An unfortunate potential for trouble broke out between the French and Anglo-Americans at the regular public ball. Two quadrilles, one French, the other English, formed at the same time. An American, taking offense at something, raised his walking stick at one of the fiddlers. Bedlam ensued. . . . [Claiborne] resorted to persuasion rather than to rigorous measures in order to silence the American, who was a simple surgeon attached to the troops. The French quadrille resumed. The American interrupted it again with an English quadrille and took his place to dance. Someone cried, 'If the women have a drop of French blood in their veins, they will not dance.' Within minutes, the hall was completely deserted by the women.
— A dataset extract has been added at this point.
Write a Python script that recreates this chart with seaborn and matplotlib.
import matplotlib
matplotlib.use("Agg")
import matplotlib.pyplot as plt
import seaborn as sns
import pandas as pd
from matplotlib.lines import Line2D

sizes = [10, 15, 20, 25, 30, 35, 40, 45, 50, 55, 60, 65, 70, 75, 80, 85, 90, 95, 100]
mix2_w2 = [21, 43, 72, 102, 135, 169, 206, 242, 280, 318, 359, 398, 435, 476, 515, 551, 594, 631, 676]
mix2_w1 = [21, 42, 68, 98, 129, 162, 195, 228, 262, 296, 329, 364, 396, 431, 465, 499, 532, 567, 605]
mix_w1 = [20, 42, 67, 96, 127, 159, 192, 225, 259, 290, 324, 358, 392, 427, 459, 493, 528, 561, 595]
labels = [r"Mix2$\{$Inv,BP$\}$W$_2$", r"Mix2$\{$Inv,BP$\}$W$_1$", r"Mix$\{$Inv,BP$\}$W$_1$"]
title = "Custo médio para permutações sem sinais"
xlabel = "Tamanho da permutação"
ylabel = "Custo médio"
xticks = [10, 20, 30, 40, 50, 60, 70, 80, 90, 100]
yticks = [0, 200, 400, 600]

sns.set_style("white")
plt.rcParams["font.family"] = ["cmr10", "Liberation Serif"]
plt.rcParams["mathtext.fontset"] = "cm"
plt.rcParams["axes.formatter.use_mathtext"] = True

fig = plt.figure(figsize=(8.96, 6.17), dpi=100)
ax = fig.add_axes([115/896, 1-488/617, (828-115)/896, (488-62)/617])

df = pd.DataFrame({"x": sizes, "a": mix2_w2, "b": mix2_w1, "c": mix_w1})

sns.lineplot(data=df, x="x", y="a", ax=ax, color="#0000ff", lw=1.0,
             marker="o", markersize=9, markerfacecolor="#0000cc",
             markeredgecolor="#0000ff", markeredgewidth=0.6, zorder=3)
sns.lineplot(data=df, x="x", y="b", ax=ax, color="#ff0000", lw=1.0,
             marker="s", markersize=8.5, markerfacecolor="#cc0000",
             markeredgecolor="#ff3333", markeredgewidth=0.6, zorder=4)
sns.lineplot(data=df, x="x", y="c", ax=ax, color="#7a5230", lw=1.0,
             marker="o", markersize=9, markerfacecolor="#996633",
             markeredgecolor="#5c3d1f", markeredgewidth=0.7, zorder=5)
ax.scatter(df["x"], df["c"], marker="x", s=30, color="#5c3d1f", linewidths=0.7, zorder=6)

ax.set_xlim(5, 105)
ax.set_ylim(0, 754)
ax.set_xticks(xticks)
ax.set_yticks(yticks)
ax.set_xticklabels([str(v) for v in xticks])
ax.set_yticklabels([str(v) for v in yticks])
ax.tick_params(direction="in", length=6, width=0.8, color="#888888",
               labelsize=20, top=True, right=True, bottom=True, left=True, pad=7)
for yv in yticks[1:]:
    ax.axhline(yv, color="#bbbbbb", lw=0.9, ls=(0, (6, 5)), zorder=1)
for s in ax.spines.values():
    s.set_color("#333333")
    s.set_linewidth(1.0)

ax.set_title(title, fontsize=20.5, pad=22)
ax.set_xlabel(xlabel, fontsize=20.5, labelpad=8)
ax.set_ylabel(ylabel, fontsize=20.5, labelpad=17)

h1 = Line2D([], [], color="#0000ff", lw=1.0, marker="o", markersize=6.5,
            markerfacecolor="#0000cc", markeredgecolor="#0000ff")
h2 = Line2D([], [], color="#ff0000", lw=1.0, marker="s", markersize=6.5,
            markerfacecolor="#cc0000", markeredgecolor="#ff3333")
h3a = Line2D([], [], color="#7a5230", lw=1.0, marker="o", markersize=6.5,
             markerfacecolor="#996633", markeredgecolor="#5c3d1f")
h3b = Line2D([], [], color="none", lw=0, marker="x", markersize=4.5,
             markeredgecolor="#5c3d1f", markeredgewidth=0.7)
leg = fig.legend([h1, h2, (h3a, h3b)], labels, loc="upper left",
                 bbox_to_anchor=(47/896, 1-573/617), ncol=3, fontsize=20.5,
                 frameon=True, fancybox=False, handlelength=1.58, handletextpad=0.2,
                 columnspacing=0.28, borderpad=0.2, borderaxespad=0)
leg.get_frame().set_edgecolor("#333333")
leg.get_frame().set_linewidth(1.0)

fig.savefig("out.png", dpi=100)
Eventually the Americans made a temporary peace with the masked balls. But keeping out the riff-raff, and thus hopefully tamping down the violence, was always a problem. The ball hosts took to selling subscriptions--effectively season tickets, as Couch puts it--allowing the subscriber to attend all the balls held during a particular period. This had little effect:

When Karl Bernhard, the Grand Duke of Saxe-Weimar- Eisenach, visited New Orleans in February 1826, he also compared masked balls at the Orleans and the St. Philip Street theaters....Even at the relatively respectable Orleans, he went on, there were quarrels which "commenced in the ballroom with blows, and terminated in the vestibule, with pocket-pistols and kicking, without any interruption from the police." 

At a public masked ball at the St. Philip Street, the grand duke reported that the women present were quadroons, who coquetted with him "in the most subtle and amusing manner." "Pure curiosity," brought him back to the St. Philip Street on another night, but that visit was late in the evening, and he saw "few masks." He also found the company unsettling, for "some of the visitors were intoxicated, and there appeared a willing disposition for disturbance." The next day he learned that shortly after his departure, a brawl resulted in twenty people being "more or less dangerously wounded.

I read this and of course heard Doom..

Don't appear to drunk
And let a stare turn into a "Yeah you, punk."

As a black dude who came of age in the 90s, Couch's article reminded me of the club scene. We didn't wear masks, but I don't think anyone put more effort into looking good than those of us who crammed into Republic Gardens or DC Live circa 1998. And of course the club-owners were obsessed with tamping down the violence.  In my younger years, instead of subscriptions we got "No jerseys, jeans or Timberlands." DC Live actually required neckties. The effect was a different sort of masking--In the uniform of stockbrokers, we danced to the most gutter shit you ever wanted to hear.

And so it was in New Orleans in the early to mid 19th century. These balls sound like raucous affairs. I'm getting so deep into this thing that, increasingly, I catch myself marveling at its elegance. The way societies organize themselves is beautiful--which, again, isn't the same as saying "good" "just" or "pretty."